Keluarnya Inggris dari Uni Eropa (UE) harus diwaspadai secara cermat oleh pelaku usaha di Indonesia mengingat kebijakan Inggris dalam kegiatan perdagangan tidak lagi mengacu pada aturan yang ditetapkan Uni Eropa.

“Kita harus perhatikan secara cermat kebijakan yang akan dikeluarkan Inggris setelah negara itu keluar dari UE,” kata Abdul Sobur, pengurus Himpunan Industri Mebel dan Kerajinan Indonesia (HIMKI), di Jakarta, akhir pekan lalu.

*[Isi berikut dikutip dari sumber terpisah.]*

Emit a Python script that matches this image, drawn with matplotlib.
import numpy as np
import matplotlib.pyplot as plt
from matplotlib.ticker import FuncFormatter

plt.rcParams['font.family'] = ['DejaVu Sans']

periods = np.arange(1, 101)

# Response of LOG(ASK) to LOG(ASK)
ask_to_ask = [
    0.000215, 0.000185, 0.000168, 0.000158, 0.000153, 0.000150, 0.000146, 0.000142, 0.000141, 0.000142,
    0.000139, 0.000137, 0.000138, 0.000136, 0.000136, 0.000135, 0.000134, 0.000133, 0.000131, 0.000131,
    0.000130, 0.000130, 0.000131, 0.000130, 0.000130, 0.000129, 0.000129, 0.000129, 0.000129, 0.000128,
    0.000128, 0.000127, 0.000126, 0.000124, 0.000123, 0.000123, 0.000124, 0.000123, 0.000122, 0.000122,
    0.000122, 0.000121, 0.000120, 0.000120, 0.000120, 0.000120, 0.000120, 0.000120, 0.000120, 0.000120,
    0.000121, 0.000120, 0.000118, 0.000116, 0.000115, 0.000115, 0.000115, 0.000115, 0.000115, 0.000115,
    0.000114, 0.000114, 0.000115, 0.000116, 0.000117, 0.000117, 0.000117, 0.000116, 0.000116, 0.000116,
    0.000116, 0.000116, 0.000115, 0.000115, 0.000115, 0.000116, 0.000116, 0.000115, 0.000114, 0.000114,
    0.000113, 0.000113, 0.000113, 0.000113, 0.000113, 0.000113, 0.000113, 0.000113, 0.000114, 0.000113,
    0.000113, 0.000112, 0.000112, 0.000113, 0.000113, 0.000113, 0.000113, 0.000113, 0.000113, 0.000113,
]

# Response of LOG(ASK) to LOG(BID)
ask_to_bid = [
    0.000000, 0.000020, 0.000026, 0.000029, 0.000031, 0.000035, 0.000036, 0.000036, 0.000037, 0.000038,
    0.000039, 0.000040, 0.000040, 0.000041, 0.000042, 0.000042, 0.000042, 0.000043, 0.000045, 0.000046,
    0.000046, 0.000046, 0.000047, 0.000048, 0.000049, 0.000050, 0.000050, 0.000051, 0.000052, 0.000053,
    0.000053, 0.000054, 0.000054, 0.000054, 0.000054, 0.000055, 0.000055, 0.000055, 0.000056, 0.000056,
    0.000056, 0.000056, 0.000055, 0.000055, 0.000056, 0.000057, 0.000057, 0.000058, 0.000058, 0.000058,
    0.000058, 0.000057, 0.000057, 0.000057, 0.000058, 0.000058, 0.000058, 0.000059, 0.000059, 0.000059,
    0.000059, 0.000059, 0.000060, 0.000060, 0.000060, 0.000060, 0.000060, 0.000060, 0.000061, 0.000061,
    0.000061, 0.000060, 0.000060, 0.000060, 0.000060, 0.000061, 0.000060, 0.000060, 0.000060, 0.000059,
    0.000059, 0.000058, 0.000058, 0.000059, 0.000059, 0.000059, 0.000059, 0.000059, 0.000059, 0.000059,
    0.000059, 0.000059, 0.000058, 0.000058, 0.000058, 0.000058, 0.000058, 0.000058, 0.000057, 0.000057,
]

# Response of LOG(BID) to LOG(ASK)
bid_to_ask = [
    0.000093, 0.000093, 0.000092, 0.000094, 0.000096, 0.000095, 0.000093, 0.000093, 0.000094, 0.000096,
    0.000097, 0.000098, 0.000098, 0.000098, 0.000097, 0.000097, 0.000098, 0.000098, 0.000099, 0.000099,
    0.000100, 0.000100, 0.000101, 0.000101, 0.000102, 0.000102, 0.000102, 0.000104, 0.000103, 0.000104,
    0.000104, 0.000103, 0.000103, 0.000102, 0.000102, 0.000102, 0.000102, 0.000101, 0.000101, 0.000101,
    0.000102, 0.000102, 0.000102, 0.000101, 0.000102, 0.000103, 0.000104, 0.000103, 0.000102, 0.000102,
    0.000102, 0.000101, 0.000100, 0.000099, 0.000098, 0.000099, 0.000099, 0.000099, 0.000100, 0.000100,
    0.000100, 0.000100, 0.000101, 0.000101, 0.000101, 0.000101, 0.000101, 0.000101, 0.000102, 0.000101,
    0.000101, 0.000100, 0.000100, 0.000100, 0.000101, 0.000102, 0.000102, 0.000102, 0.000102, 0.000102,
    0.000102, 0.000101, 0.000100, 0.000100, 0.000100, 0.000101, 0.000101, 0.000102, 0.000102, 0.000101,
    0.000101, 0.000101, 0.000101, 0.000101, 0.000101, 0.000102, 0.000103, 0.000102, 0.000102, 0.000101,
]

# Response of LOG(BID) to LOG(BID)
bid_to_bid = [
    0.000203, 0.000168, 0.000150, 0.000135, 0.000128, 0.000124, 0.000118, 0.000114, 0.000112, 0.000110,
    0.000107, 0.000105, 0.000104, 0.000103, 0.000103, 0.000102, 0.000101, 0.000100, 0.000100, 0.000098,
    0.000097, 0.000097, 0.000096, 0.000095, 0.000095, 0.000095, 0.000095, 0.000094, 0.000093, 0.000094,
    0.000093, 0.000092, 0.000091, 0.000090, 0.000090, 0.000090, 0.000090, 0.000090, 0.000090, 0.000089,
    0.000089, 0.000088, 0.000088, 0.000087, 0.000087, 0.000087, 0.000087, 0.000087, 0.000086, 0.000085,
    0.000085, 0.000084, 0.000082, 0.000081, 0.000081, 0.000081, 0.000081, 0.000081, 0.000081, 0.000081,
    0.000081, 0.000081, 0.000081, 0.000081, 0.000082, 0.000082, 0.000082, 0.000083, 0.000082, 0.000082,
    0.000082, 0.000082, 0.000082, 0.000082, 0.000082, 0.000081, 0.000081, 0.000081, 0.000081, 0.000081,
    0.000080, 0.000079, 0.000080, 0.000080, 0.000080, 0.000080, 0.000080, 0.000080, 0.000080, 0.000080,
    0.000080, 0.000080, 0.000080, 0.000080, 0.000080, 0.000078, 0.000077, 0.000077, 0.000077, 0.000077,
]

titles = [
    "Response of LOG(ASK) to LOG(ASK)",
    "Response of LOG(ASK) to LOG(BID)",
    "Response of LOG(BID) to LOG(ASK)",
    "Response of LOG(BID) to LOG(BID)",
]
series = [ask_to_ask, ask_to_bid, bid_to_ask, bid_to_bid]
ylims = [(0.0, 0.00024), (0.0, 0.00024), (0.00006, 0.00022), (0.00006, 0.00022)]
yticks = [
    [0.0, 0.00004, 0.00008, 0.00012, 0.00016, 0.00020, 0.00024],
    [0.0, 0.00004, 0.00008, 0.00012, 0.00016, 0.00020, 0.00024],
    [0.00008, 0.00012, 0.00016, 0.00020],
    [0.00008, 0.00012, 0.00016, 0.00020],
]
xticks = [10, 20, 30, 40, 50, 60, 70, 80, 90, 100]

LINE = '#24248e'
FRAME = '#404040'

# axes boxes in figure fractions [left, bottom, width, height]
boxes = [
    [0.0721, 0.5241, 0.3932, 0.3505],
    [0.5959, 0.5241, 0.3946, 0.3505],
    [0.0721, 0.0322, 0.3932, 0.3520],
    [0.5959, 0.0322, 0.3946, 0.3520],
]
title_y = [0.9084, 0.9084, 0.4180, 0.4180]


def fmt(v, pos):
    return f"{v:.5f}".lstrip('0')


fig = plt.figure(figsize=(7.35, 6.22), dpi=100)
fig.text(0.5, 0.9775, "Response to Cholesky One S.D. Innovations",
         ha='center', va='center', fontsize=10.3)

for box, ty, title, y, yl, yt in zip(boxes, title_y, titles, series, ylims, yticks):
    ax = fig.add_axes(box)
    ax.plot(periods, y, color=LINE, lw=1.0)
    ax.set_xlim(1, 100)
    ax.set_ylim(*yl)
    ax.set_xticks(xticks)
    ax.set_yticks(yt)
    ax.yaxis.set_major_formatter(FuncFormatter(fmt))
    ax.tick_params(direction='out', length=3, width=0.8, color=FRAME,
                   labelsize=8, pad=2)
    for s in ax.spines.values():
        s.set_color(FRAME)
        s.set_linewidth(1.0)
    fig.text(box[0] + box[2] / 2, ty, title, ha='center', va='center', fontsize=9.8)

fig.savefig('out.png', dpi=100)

Menurutnya, Inggris merupakan pasar besar bagi ekspor produk mebel dan kerajinan Indonesia. Terlebih negara tersebut juga menjadi pemimpin negara-negara persemakmuran yang terdiri atas 50 negara.

Sobur mengatakan, dengan pangsa pasar yang cukup besar itu, sudah selayaknya Indonesia mewaspadai perkembangan kebijakan yang akan dilakukan pemerintah Inggris pasca voting Brexit.

Inggris selama ini dikenal sebagai motor bagi Uni Eropa. Hal itu antara lain tercermin dari upaya Inggris mendorong Uni Eropa untuk mensyaratkan aturan SVLK terhadap produk kayu dan turunannya asal Indonesia. Negeri ini juga telah menandatangani aturan tersebut dan telah menerapkan kewajiban SVLK terhadap produk mebel dan kerajinan yang akan diekspor ke Uni Eropa.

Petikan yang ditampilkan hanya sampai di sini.